### STATED PROBLEM
Pictures must not be retyped. Return exactly the lines from the one with "Clone this chart in Bokeh." through the one with "from bokeh.resources import INLINE", both included, and no others.

Source code of charts

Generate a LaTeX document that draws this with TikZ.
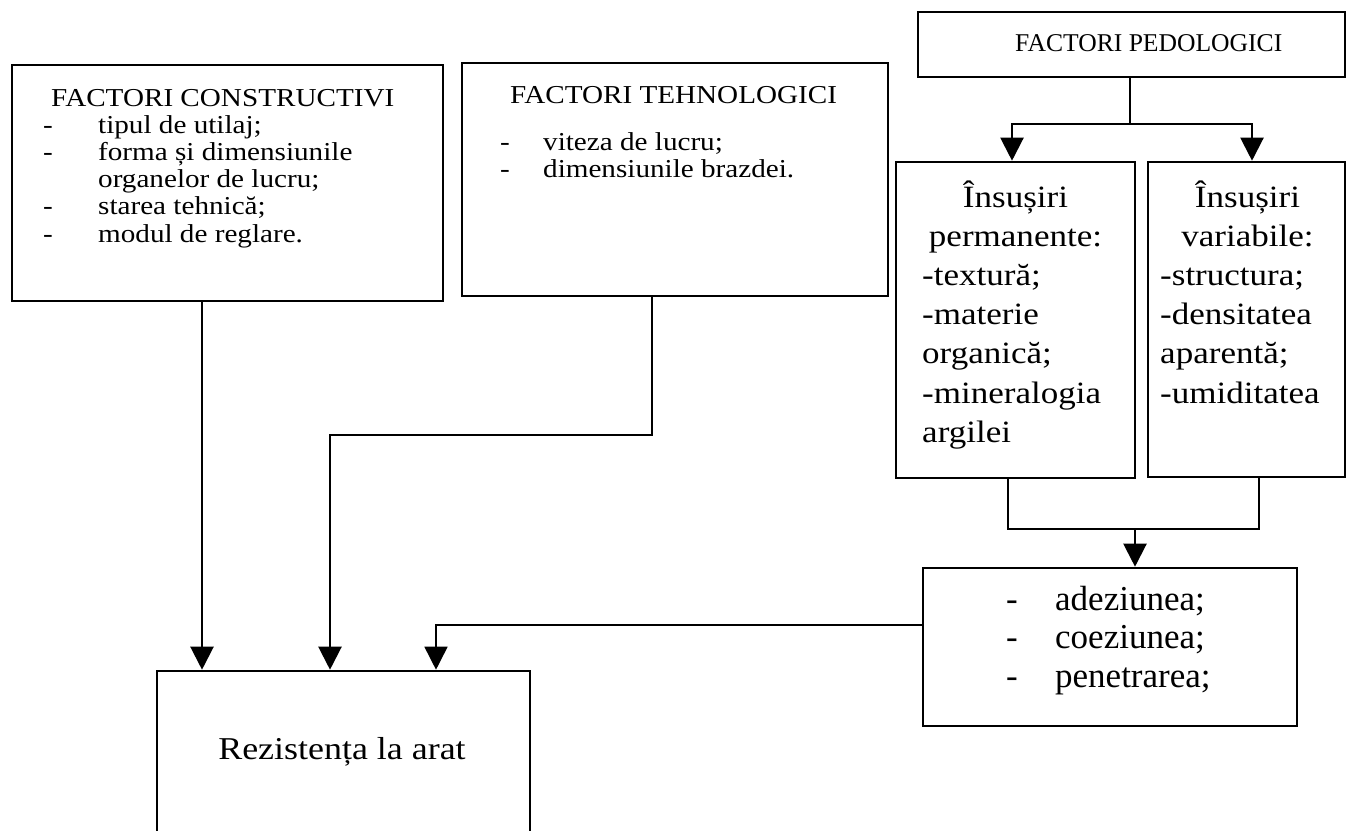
\documentclass[tikz,border=0pt]{standalone}
\usepackage{fontspec}
\setmainfont{Liberation Serif}
\newfontfamily\widefont[FakeStretch=1.13]{Liberation Serif}
\usetikzlibrary{arrows.meta,positioning}

\newcommand{\smalltxt}{\widefont\fontsize{25.8}{27.3}\selectfont}
\newcommand{\midtxt}{\widefont\fontsize{31}{39.2}\selectfont}
\newcommand{\bigtxt}{\fontsize{35}{38.5}\selectfont}

\tikzset{
  box/.style={rectangle, draw, line width=2.6pt, inner sep=0pt},
  txt/.style={anchor=base west, inner sep=0pt},
  link/.style={line width=2.2pt},
  arr/.style={line width=2.2pt, -{Triangle[length=23pt,width=23pt]}},
}

\begin{document}
\begin{tikzpicture}[x=1pt, y=-1pt]
\useasboundingbox (0,0) rectangle (1346,830);
\clip (0,0) rectangle (1346,830);

% factori constructivi
\node[box, minimum width=431pt, minimum height=236pt] (cons) at (227.5,183) {};
\node[txt] (consT) at (51,106) {\smalltxt FACTORI CONSTRUCTIVI};
\node[txt] (consL) at (43,133) {\smalltxt\begin{tabular}[t]{@{}p{55pt}@{}l@{}}
- & tipul de utilaj;\\
- & forma și dimensiunile\\
  & organelor de lucru;\\
- & starea tehnică;\\
- & modul de reglare.
\end{tabular}};

% factori tehnologici
\node[box, minimum width=426pt, minimum height=233pt] (tech) at (675,179.5) {};
\node[txt] (techT) at (510,103) {\smalltxt FACTORI TEHNOLOGICI};
\node[txt] (techL) at (500,150) {\smalltxt\begin{tabular}[t]{@{}p{43pt}@{}l@{}}
- & viteza de lucru;\\
- & dimensiunile brazdei.
\end{tabular}};

% factori pedologici
\node[box, minimum width=427pt, minimum height=65pt] (pedo) at (1131.5,44.5) {};
\node[txt] (pedoT) at (1015,51) {\fontsize{25.6}{28}\selectfont FACTORI PEDOLOGICI};

% insusiri permanente
\node[box, minimum width=239pt, minimum height=316pt] (perm) at (1015.5,320) {};
\node[anchor=base, inner sep=0pt] (permT) at (1015.5,207) {\midtxt\begin{tabular}[t]{@{}c@{}}
Însușiri\\ permanente:
\end{tabular}};
\node[txt] (permL) at (922,285.4) {\midtxt\begin{tabular}[t]{@{}l@{}}
-textură;\\ -materie\\ organică;\\ -mineralogia\\ argilei
\end{tabular}};

% insusiri variabile
\node[box, minimum width=197pt, minimum height=315pt] (var) at (1246.5,319.5) {};
\node[anchor=base, inner sep=0pt] (varT) at (1247.5,207) {\midtxt\begin{tabular}[t]{@{}c@{}}
Însușiri\\ variabile:
\end{tabular}};
\node[txt] (varL) at (1160,285.4) {\midtxt\begin{tabular}[t]{@{}l@{}}
-structura;\\ -densitatea\\ aparentă;\\ -umiditatea
\end{tabular}};

% adeziune etc.
\node[box, minimum width=374pt, minimum height=158pt] (adez) at (1110,647) {};
\node[txt] (adezL) at (1006,610) {\bigtxt\begin{tabular}[t]{@{}p{49pt}@{}l@{}}
- & adeziunea;\\
- & coeziunea;\\
- & penetrarea;
\end{tabular}};

% rezistenta la arat
\node[box, minimum width=373pt, minimum height=178pt] (rez) at (343.5,760) {};
\node[anchor=base, inner sep=0pt] (rezT) at (342,759) {\widefont\fontsize{31.8}{34}\selectfont Rezistența la arat};

% connectors
\coordinate (c1) at (202,0);
\coordinate (c2) at (652,435);
\coordinate (c3) at (330,435);
\coordinate (c4) at (436,625);
\coordinate (c5) at (1130,124);
\coordinate (c6) at (1012,0);
\coordinate (c7) at (1252,0);
\coordinate (c8) at (1008,0);
\coordinate (c9) at (1259,0);
\coordinate (jn) at (1135,529);

\draw[arr] (cons.south -| c1) -- (rez.north -| c1);
\draw[arr] (tech.south -| c2) -- (c2) -- (c3) -- (rez.north -| c3);
\draw[arr, line width=1.6pt] (adez.west |- c4) -| (rez.north -| c4);

\draw[link] (pedo.south -| c5) -- (c5);
\draw[arr] (c5) -| (perm.north -| c6);
\draw[arr] (c5) -| (var.north -| c7);

\draw[link] (perm.south -| c8) |- (jn);
\draw[link] (var.south -| c9) |- (jn);
\draw[arr] (jn) -- (adez.north -| jn);
\end{tikzpicture}
\end{document}
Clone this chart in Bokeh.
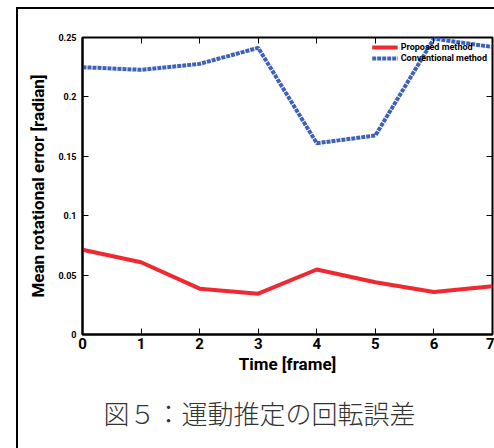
from bokeh.plotting import figure
from bokeh.models import (Range1d, FixedTicker, LinearAxis, Legend, LegendItem, Title)
from bokeh.embed import file_html
from bokeh.resources import INLINE

frames = [0, 1, 2, 3, 4, 5, 6, 7]
proposed = [0.0714, 0.0608, 0.0386, 0.0344, 0.0547, 0.0440, 0.0358, 0.0406]
conventional = [0.2250, 0.2228, 0.2278, 0.2413, 0.1610, 0.1675, 0.2490, 0.2420]
y_ticks = [0, 0.05, 0.1, 0.15, 0.2, 0.25]
y_tick_labels = ["0", "0.05", "0.1", "0.15", "0.2", "0.25"]
series_names = ["Proposed method", "Conventional method"]
x_title = "Time [frame]"
y_title = "Mean rotational error [radian]"
caption = "図５：運動推定の回転誤差"

FONT = "Roboto"

p = figure(width=494, height=448, output_backend="svg", toolbar_location=None,
           x_range=Range1d(0, 7), y_range=Range1d(0, 0.25),
           min_border_left=82, min_border_top=37, min_border_right=2,
           min_border_bottom=114)
p.grid.visible = False
p.outline_line_color = "black"
p.outline_line_width = 2
p.background_fill_color = "white"
p.border_fill_alpha = 0
p.styles = {
    "background": "linear-gradient(#000, #000) 16px 7px / 2px 100% no-repeat, "
                  "linear-gradient(#000, #000) 16px 7px / 100% 2px no-repeat, #ffffff"
}

# bottom axis
xa = p.xaxis[0]
xa.ticker = FixedTicker(ticks=frames)
xa.major_tick_in = 6
xa.major_tick_out = 0
xa.minor_tick_line_color = None
xa.axis_line_width = 2
xa.major_label_text_font = FONT
xa.major_label_text_font_style = "bold"
xa.major_label_text_font_size = "15px"
xa.major_label_text_color = "black"
xa.major_label_standoff = 3
xa.axis_label = x_title
xa.axis_label_text_font = FONT
xa.axis_label_text_font_style = "bold"
xa.axis_label_text_font_size = "17px"
xa.axis_label_text_color = "black"
xa.axis_label_standoff = 2

# left axis
ya = p.yaxis[0]
ya.ticker = FixedTicker(ticks=y_ticks)
ya.major_label_overrides = {t: l for t, l in zip(y_ticks, y_tick_labels)}
ya.major_tick_in = 6
ya.major_tick_out = 0
ya.minor_tick_line_color = None
ya.axis_line_width = 2
ya.major_label_text_font = FONT
ya.major_label_text_font_style = "bold"
ya.major_label_text_font_size = "9px"
ya.major_label_text_color = "black"
ya.major_label_standoff = 6
ya.axis_label = y_title
ya.axis_label_text_font = FONT
ya.axis_label_text_font_style = "bold"
ya.axis_label_text_font_size = "17px"
ya.axis_label_text_color = "black"
ya.axis_label_standoff = 7

# mirrored ticks (no labels)
top = LinearAxis(ticker=FixedTicker(ticks=frames), major_tick_in=6, major_tick_out=0,
                 minor_tick_line_color=None, major_label_text_font_size="1px",
                 major_label_text_color=None, major_label_standoff=0,
                 axis_line_color=None)
right = LinearAxis(ticker=FixedTicker(ticks=y_ticks), major_tick_in=6, major_tick_out=0,
                   minor_tick_line_color=None, major_label_text_font_size="1px",
                   major_label_text_color=None, major_label_standoff=0,
                   axis_line_color=None)
p.add_layout(top, "above")
p.add_layout(right, "right")

r1 = p.line(frames, proposed, line_color="#EE2A30", line_width=4)
r2 = p.line(frames, conventional, line_color="#3F62B8", line_width=4, line_dash="4 1")

legend = Legend(items=[LegendItem(label=series_names[0], renderers=[r1]),
                       LegendItem(label=series_names[1], renderers=[r2])],
                location="top_right", background_fill_alpha=0, border_line_alpha=0,
                label_text_font=FONT, label_text_font_style="bold",
                label_text_font_size="9px", label_text_color="black",
                glyph_width=26, glyph_height=8,
                label_height=8, spacing=1, padding=2, margin=3, label_standoff=3)
p.add_layout(legend)

cap = Title(text=caption, align="left", offset=21, standoff=30,
            text_font="'Noto Sans CJK JP Light', 'Noto Sans CJK JP'",
            text_font_size="26px", text_font_style="normal", text_color="#333333")
p.add_layout(cap, "below")

open("out.html", "w").write(file_html(p, INLINE))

### WRITTEN ANSWER
Clone this chart in Bokeh.
from bokeh.plotting import figure
from bokeh.models import (Range1d, FixedTicker, LinearAxis, Legend, LegendItem, Title)
from bokeh.embed import file_html
from bokeh.resources import INLINE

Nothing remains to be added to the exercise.